CLEVELAND — As the curtain rose on the Republican National Convention Monday, enthusiasm among Massachusetts Democrats for presumptive nominee Donald Trump was tempered by lingering doubts about the candidate among some representing the state in Cleveland.

While most of the 42 delegates representing the state have backed Trump from the beginning or come around to the candidate, some remain more reluctant to jump on board with Trump and are looking for signs in the coming days that he can be the candidate they're looking for.

Binding them all, however, appeared to be agreement that Hillary Clinton, who will accept the Democratic nomination in Philadelphia next week, should not become the next president.

"I think we're loyal Republicans. I think we all are motivated by winning and giving the country an alternative to Hillary Clinton and I think our delegation represents our strong totals on Super Tuesday," said Dean Cavaretta, a delegate and state director for the Trump campaign in Massachusetts.

After many took in the fireworks over Lake Erie Sunday night at a welcome party that featured a performance by Three Dog Night, delegates on Monday morning were visited by Kerry Woolard, the general manager of Trump Winery in Charlottesville, Va.

Woolard said Trump, if elected, would be the first president since Thomas Jefferson to own a winery, a 1,300 acre estate whose wines are distributed in Massachusetts by Martignetti Companies.


Wollard also spoke about Trump as a visionary leader who dares to "think big" and challenges his employees to rise to the task. But in response to questions from several delegates about controversial comments Trump has made toward women, she also found herself defending the man for whom she's worked five years.

Wollard said the Trump organization "may be the only company I've ever worked for where being a woman hasn't come into play," and said she has never once been treated disrespectfully.

"This is not because of the campaign. This is not in the last few years thinking maybe of running for president and trying to beef things up. This goes back 30 years," Wollard said of Trump's history of supporting women in the company.

Her comments went over well with the delegation, and jbed with what one elected official who was once skeptical of Trump has come to believe over time about the brash New York businessman.

Rep. Keiko Orrall, who is a credentialed guest at the convention and will take over as Republican national committeewoman from Massachusetts on Friday, once said of Trump that she took "great offense to the things he's said about women and minorities."

"I find it unbelievable that he is out in front because he is saying things that are not Republican; they're not Republican values," Orrall told the News Service last August.

Orrall, who supported Florida Sen. Marco Rubio during the primaries, now believes she may have been mistaken about Trump.

"A lot has changed since August of last year. I have come to understand that he's a big personality. That's the way he communicates, but in general I don't believe he's a racist. I don't believe he's against women. I just don't," Orrall said on Monday.

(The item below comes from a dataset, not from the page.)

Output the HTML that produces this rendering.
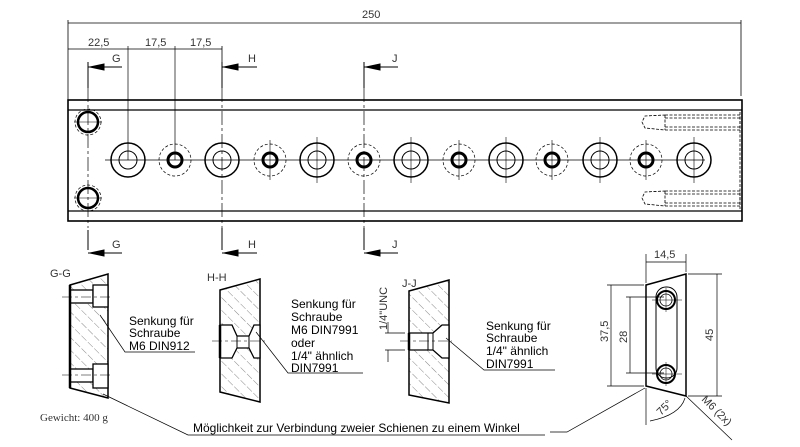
<!DOCTYPE html>
<html><head><meta charset="utf-8"><style>
html,body{margin:0;padding:0;background:#fff;}
svg{display:block;}
text{font-family:"Liberation Sans",sans-serif;}
</style></head><body>
<svg width="800" height="447" viewBox="0 0 800 447" xmlns="http://www.w3.org/2000/svg">
<defs>
<pattern id="h" width="9" height="9" patternUnits="userSpaceOnUse" patternTransform="rotate(-45)">
<line x1="0" y1="0" x2="0" y2="9" stroke="#555" stroke-width="0.7" stroke-dasharray="5,2"/>
</pattern>
<marker id="a" markerWidth="8" markerHeight="6" refX="8" refY="3" orient="auto"><path d="M0,0 L8,3 L0,6z" fill="#000"/></marker>
</defs>
<g stroke="#000" fill="none" stroke-width="1">
<!-- top dims -->
<line x1="68" y1="20" x2="68" y2="100" stroke-width="0.8"/>
<line x1="741" y1="20" x2="741" y2="96" stroke-width="0.8"/>
<line x1="68" y1="23" x2="741" y2="23" stroke-width="0.8"/>
<line x1="68" y1="49" x2="222" y2="49" stroke-width="0.8"/>
<line x1="128" y1="46" x2="128" y2="160" stroke-width="0.7"/>
<line x1="175" y1="46" x2="175" y2="160" stroke-width="0.7"/>
<line x1="222" y1="46" x2="222" y2="88" stroke-width="0.8"/>
<!-- section markers -->
<path d="M88,62V88 M88,67H122 M222,62V88 M222,67H257 M364,62V88 M364,67H398" stroke-width="1"/>
<path d="M88,230V250 M88,253H122 M222,228V250 M222,253H257 M364,228V250 M364,253H398" stroke-width="1"/>
<path d="M90,67l14,-3v6z M224,67l14,-3v6z M366,67l14,-3v6z M90,253l14,-3v6z M224,253l14,-3v6z M366,253l14,-3v6z" fill="#000"/>
<line x1="88" y1="88" x2="88" y2="228" stroke-dasharray="14,3,3,3" stroke-width="0.7"/>
<line x1="222" y1="88" x2="222" y2="228" stroke-dasharray="14,3,3,3" stroke-width="0.7"/>
<line x1="364" y1="88" x2="364" y2="228" stroke-dasharray="14,3,3,3" stroke-width="0.7"/>
<!-- main rail -->
<rect x="68" y="100" width="674" height="121" stroke-width="1.6"/>
<line x1="68" y1="110" x2="742" y2="110" stroke-width="1.2"/>
<line x1="68" y1="211" x2="742" y2="211" stroke-width="1.2"/>
<line x1="105" y1="160" x2="705" y2="160" stroke-width="0.7"/>
<!-- side holes -->
<circle cx="88" cy="122" r="13" stroke-dasharray="3,2" stroke-width="0.7"/>
<circle cx="88" cy="122" r="10" stroke-width="2.5"/>
<circle cx="88" cy="198" r="13" stroke-dasharray="3,2" stroke-width="0.7"/>
<circle cx="88" cy="198" r="10" stroke-width="2.5"/>
<line x1="74" y1="122" x2="102" y2="122" stroke-width="0.6"/>
<line x1="74" y1="198" x2="102" y2="198" stroke-width="0.6"/>
<!-- holes -->
<g stroke-width="1.5">
<circle cx="128" cy="160" r="17"/><circle cx="128" cy="160" r="9" stroke-width="1"/>
<circle cx="222" cy="160" r="17"/><circle cx="222" cy="160" r="9" stroke-width="1"/>
<circle cx="317" cy="160" r="17"/><circle cx="317" cy="160" r="9" stroke-width="1"/>
<circle cx="411" cy="160" r="17"/><circle cx="411" cy="160" r="9" stroke-width="1"/>
<circle cx="506" cy="160" r="17"/><circle cx="506" cy="160" r="9" stroke-width="1"/>
<circle cx="600" cy="160" r="17"/><circle cx="600" cy="160" r="9" stroke-width="1"/>
<circle cx="694" cy="160" r="17"/><circle cx="694" cy="160" r="9" stroke-width="1"/>
</g>
<g>
<circle cx="175" cy="160" r="16" stroke-dasharray="3,2" stroke-width="0.7"/><circle cx="175" cy="160" r="7" stroke-width="3"/>
<circle cx="270" cy="160" r="16" stroke-dasharray="3,2" stroke-width="0.7"/><circle cx="270" cy="160" r="7" stroke-width="3"/>
<circle cx="364" cy="160" r="16" stroke-dasharray="3,2" stroke-width="0.7"/><circle cx="364" cy="160" r="7" stroke-width="3"/>
<circle cx="459" cy="160" r="16" stroke-dasharray="3,2" stroke-width="0.7"/><circle cx="459" cy="160" r="7" stroke-width="3"/>
<circle cx="552" cy="160" r="16" stroke-dasharray="3,2" stroke-width="0.7"/><circle cx="552" cy="160" r="7" stroke-width="3"/>
<circle cx="646" cy="160" r="16" stroke-dasharray="3,2" stroke-width="0.7"/><circle cx="646" cy="160" r="7" stroke-width="3"/>
</g>
<path d="M317,137V183 M411,137V183 M506,137V183 M600,137V183 M694,137V183 M270,140V180 M459,140V180 M552,140V180 M646,140V180" stroke-width="0.6"/>
<!-- threaded holes right -->
<g stroke-dasharray="3,1.5" stroke-width="0.8">
<path d="M665,115H740V130H665L645,128L642,122L645,116Z M665,115V130 M665,118H740 M665,127H740"/>
<path d="M665,191H740V206H665L645,204L642,198L645,192Z M665,191V206 M665,194H740 M665,203H740"/>
<line x1="740" y1="112" x2="740" y2="209"/>
</g>
<!-- G-G -->
<polygon points="70,285 108,274 108,398 70,388" fill="url(#h)" stroke-width="1.5"/>
<rect x="70" y="290" width="23" height="13" fill="#fff" stroke-width="1.3"/>
<rect x="93" y="285" width="15" height="22" fill="#fff" stroke-width="1.3"/>
<rect x="70" y="369" width="23" height="13" fill="#fff" stroke-width="1.3"/>
<rect x="93" y="364" width="15" height="24" fill="#fff" stroke-width="1.3"/>
<line x1="70" y1="285" x2="70" y2="388" stroke-width="2.5"/>
<path d="M62,297H112 M62,375H112" stroke-dasharray="10,3,3,3" stroke-width="0.6"/>
<path d="M100,315L125,352H195" stroke-width="0.7"/>
<!-- H-H -->
<polygon points="220,290 260,279 260,402 220,392" fill="url(#h)" stroke-width="1.5"/>
<path d="M220,325L232,325L237,336H249L254,325L260,325V358L254,358L249,348H237L232,358L220,358Z" fill="#fff" stroke-width="1.3"/>
<path d="M237,336V348 M249,336V348" stroke-width="1"/>
<line x1="220" y1="325" x2="220" y2="358" stroke-width="2.5"/>
<line x1="212" y1="341" x2="265" y2="341" stroke-dasharray="10,3,3,3" stroke-width="0.6"/>
<path d="M256,332L288,373H363" stroke-width="0.7"/>
<!-- J-J -->
<polygon points="409,291 449,280 449,403 409,395" fill="url(#h)" stroke-width="1.5"/>
<path d="M409,333H433L442,325H449V358H442L433,350H409Z" fill="#fff" stroke-width="1.3"/>
<path d="M428,333V350 M433,333V350" stroke-width="1"/>
<line x1="409" y1="333" x2="409" y2="350" stroke-width="2.5"/>
<line x1="400" y1="341" x2="452" y2="341" stroke-dasharray="10,3,3,3" stroke-width="0.6"/>
<path d="M385,333H405 M385,350H405 M388,322V333 M388,350V362" stroke-width="0.7"/>
<path d="M446,338L484,370H555" stroke-width="0.7"/>
<!-- bottom leader -->
<path d="M103,394L188,435H545" stroke-width="0.7"/>
<path d="M550,432H567L645,388" stroke-width="0.7"/>
<!-- right view -->
<polygon points="646,285 686,274 686,396 646,386" stroke-width="1.5"/>
<rect x="656" y="287" width="21" height="91" rx="10" stroke-width="1"/>
<circle cx="666" cy="300" r="9" stroke-width="2"/><circle cx="666" cy="300" r="6" stroke-width="0.8"/>
<circle cx="666" cy="374" r="9" stroke-width="2"/><circle cx="666" cy="374" r="6" stroke-width="0.8"/>
<path d="M652,300H682 M652,374H682 M666,288V312 M666,362V386" stroke-width="0.5"/>
<path d="M646,283V254 M686,272V254 M646,262H686" stroke-width="0.7"/>
<path d="M644,285H607 M644,386H607 M611,285V386" stroke-width="0.7"/>
<path d="M664,297H626 M664,373H626 M630,297V373" stroke-width="0.7"/>
<path d="M688,274H722 M688,396H722 M717,274V396" stroke-width="0.7"/>
<path d="M646,388V425 M650,421Q680,415 685,398" stroke-width="0.7"/>
<path d="M686,396L732,440" stroke-width="0.7"/>
</g>
<g font-size="11" fill="#333">
<text x="362" y="18">250</text>
<text x="88" y="46">22,5</text>
<text x="145" y="46">17,5</text>
<text x="190" y="46">17,5</text>
<text x="112" y="62">G</text><text x="248" y="62">H</text><text x="392" y="62">J</text>
<text x="112" y="248">G</text><text x="248" y="248">H</text><text x="392" y="248">J</text>
<text x="50" y="277">G-G</text>
<text x="207" y="281">H-H</text>
<text x="402" y="287">J-J</text>
<text x="654" y="258">14,5</text>
<text transform="translate(608,342) rotate(-90)">37,5</text>
<text transform="translate(627,343) rotate(-90)">28</text>
<text transform="translate(713,341) rotate(-90)">45</text>
<text transform="translate(661,416) rotate(-45)">75°</text>
<text transform="translate(701,400) rotate(45)">M6 (2x)</text>
<text transform="translate(387,330) rotate(-90)">1/4"UNC</text>
</g>
<g font-size="12" fill="#000">
<text x="129" y="325">Senkung für</text>
<text x="129" y="337">Schraube</text>
<text x="129" y="350">M6 DIN912</text>
<text x="291" y="308">Senkung für</text>
<text x="291" y="321">Schraube</text>
<text x="291" y="334">M6 DIN7991</text>
<text x="291" y="347">oder</text>
<text x="291" y="360">1/4" ähnlich</text>
<text x="291" y="372">DIN7991</text>
<text x="486" y="330">Senkung für</text>
<text x="486" y="342">Schraube</text>
<text x="486" y="355">1/4" ähnlich</text>
<text x="486" y="368">DIN7991</text>
<text x="193" y="432">Möglichkeit zur Verbindung zweier Schienen zu einem Winkel</text>
</g>
<text x="40" y="421" font-size="11" fill="#333" style="font-family:'Liberation Serif',serif">Gewicht: 400 g</text>
</svg>
</body></html>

Orrall now supports Trump, in part because of her belief that someone who has been under investigation by the F.B.I. as Clinton has should not become president. "I believe that's the direction that our country wants to head and I believe that he's the person that's going to make America safe again," she said.

Jim Rappaport, a delegate and former chair of the Massachusetts Republican Party, has not been so convinced.

"I'm a firm believer that nobody owes support to a candidate. A candidate has to earn that support and today he hasn't earned my support," Rappaport said on Trump. "I'm open to supporting him because I think Hillary will be so bad for the country, but let me put it this way. An Uber driver said to me a couple weeks ago in California, '350 million people in this country and this is the best we can do?'"

Rappaport, who supported Ohio Gov. John Kasich for the Republican nomination, said he did approve of Trump's selection of Indiana Gov. Mike Pence as a running mate, but will need to see more from Trump if he's to vote for him in November.

"I want to see if he can in fact act presidential. I don't need him to be politically correct because I'm not politically correct but I don't need him to be offensive," Rappaport said.

In many ways, this year's convention has shown how much can change in politics in four years.

Instead of the red-carpet treatment of staying at the same hotel as the nominee — as the Massachusetts delegation did with Mitt Romney in Tampa in 2012 — delegates are staying 17 miles away in Beachwood, Ohio.

The cast has also changed. The delegation this year is a mix of veteran party operatives and first-time activists instead of the cadre of elected officials who turned out in Tampa to help nominate Romney, one of their own.

Ron Kaufman, a top advisor to Romney and Republican national committeeman, told delegates Monday morning that the convention was going to be a "fun party," but neither he nor MassGOP Chairwoman Kirsten Hughes spent much time talking about Trump directly.

Hughes, who is technically a Rubio delegate, but now backs Trump, noted that the theme for the first day of the convention will be "Make America Safe Again.

"It points to the continuous failure of Democrats to make America safe,..." Hughes said. "We know Republicans have the answers on safety."

Kaufman also said the next four days will be an opportunity for the delegates and America to learn more about Trump as a person, remarking how Romney may have won the presidency had the film "Mitt," which was an intimate behind the scenes documentary about Romney, been released before and not after the 2012 election.

"Most of us really don't know who Donald Trump really is," Kaufman said.